Technology
Magnetron principles

The magnetron is an oscillator which converts DC pulsed power into microwave power by means of a standing wave structure. Pulsed operation enables the very high peak power required by the accelerator guide to be generated while limiting the average power demanded.
Electrons from a heated cylindrical cathode are accelerated radially by a high voltage pulse applied between the cathode and anode. A magnetic field parallel to the axis of the cathode causes electrons to follow a curved path. With the correct magnetic field, the majority of electrons return to the cathode where they release secondary electrons which repeat the process.
Anode structure
The anode resonators terminate in slotted segments or vane tips which form the inside diameter of the anode. As the electrons travel close to the anode, they induce electrical charges in the vane tips. When these transient charges resonate at the natural frequency of the anode, there is a build-up of energy stored in the anode. The magnetron is designed to operate in the “π mode” in which alternate tips carry transient charges of the same polarity.

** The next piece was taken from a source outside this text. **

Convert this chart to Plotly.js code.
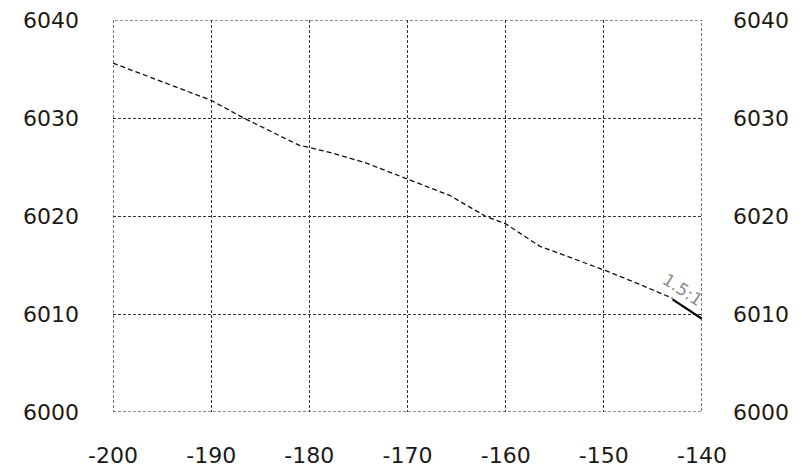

Temperature changes cause the anode resonator sizes to alter which changes the frequency of oscillation. Frequency changes due to variations in output power are minimised by control of the temperature of the coolant water. The magnetron frequency tuner allows for correction of thermal drift by an automatic frequency control (AFC) circuit.
Cathode and heater
Electrons circulating between cathode and anode finally fall back to the cathode with an energy proportional to the output power of the magnetron.
To avoid overheating the cathode, filament heater power should be reduced at higher power levels. Fluctuating heater current may cause unwanted vibration of the cathode or fluctuation of the magnetron frequency. Therefore a DC heater supply is recommended to avoid this problem.